Beamte der Bundespolizei greifen Flüchtlinge auf, die in einem Lieferwagen nach Deutschland eingeschleust wurden. (Foto: dpa)

Sollten den Kommunen weiterhin so viele Geflüchtete zugewiesen werden, drohen laut Landräte-Sprecher Thomas Eichinger in Oberbayern Turnhallenbelegungen. Er fordert schärfere Grenzkontrollen und die Umstellung von Geld- auf Sachleistungen.

Von Bernhard Lohr, München

Die Landräte in Oberbayern schlagen Alarm. Sie sehen bei der Unterbringung Geflüchteter eine Grenze erreicht. Die wachsende Zahl an Menschen, die in den 20 Landkreisen ankommen, war das bestimmende Thema eines Treffens des Bezirksverbands im Bayerischen Landkreistag, zu dem 15 Landräte am Mittwoch im Münchner Landratsamt zusammengekommen sind. Der Bezirksvorsitzende und Landrat von Landsberg am Lech, Thomas Eichinger (CSU), warnte in einer Pressekonferenz im Anschluss vor einem "heißen Herbst zum Thema Asyl in Oberbayern", in dem wieder verstärkt Turnhallen belegt werden müssten. Dazu kommt eine drohende Überforderung der Ausländerbehörden, die wegen der anstehenden Lockerung des Staatsbürgerrechts mit einer Flut von Anträgen rechnen.

Klagen gibt es aus den Landratsämtern und Kommunen im südlichen Bayern seit Längerem. Doch nun schlagen die Verantwortlichen einen schärferen Ton an, weil sie offenbar große Konflikte heraufziehen sehen. Aktuell kommt etwa alle zwei Wochen ein Bus mit 50 Geflüchteten in jedem Landkreis an, die dann von der unteren Staatsbehörde auf die jeweiligen Städte und Gemeinden verteilt werden müssen. Bis jetzt klappte das weitgehend, indem Unterkünfte angemietet und Containerdörfer errichtet wurden. In den Landkreisen Bad Tölz, Rosenheim und Mühldorf aber sind Geflüchtete auch schon in Hallen untergebracht. Daran werden laut Eichinger auch bald viele andere Landkreise nicht mehr vorbeikommen, wenn der Trend anhält. Man könne nicht innerhalb von ein paar Wochen Containeranlagen errichten.

Newsletter abonnieren
:Mei Bayern-Newsletter

Alles Wichtige zur Landespolitik und Geschichten aus dem Freistaat - direkt in Ihrem Postfach. Kostenlos anmelden.

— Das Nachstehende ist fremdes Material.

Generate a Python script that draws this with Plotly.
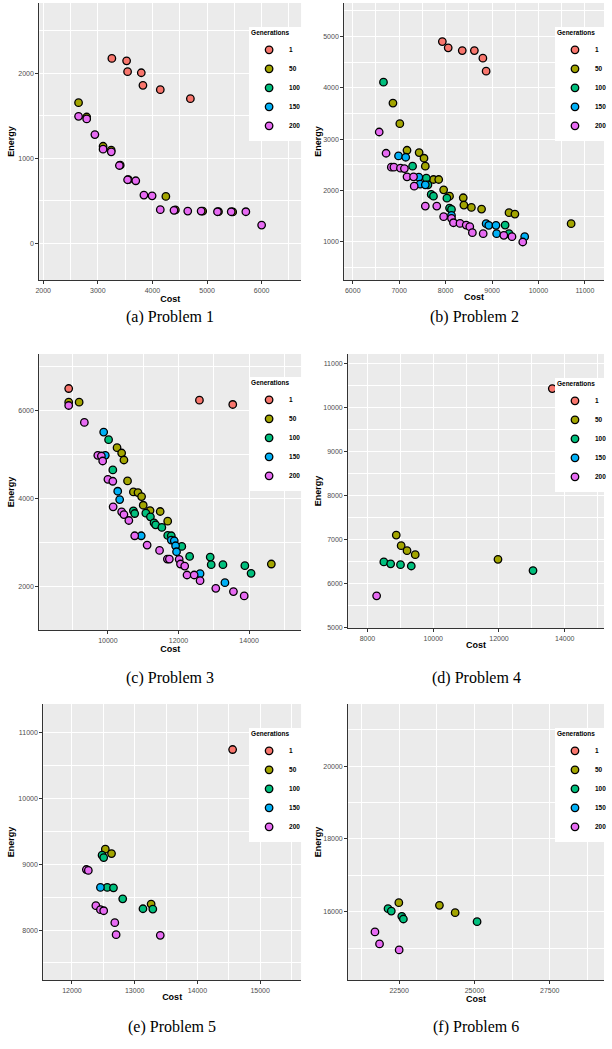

Und die Entwicklung wird sich sogar noch weiter verschärfen. Eine Vertreterin der Regierung von Oberbayern kündigte vor den Landräten am Mittwoch an, dass der Takt der zweiwöchigen Zuteilung nicht mehr zu halten sein wird, sondern womöglich bald wöchentlich Busse in den Landkreisen ankommen werden. Auslöser für den wachsenden Druck auf die Kommunen sind die Probleme in den Ankerzentren in Oberbayern, wie etwa in München, Ingolstadt und Fürstenfeldbruck, wo die Geflüchteten mittlerweile nur noch relativ kurze Zeit bleiben.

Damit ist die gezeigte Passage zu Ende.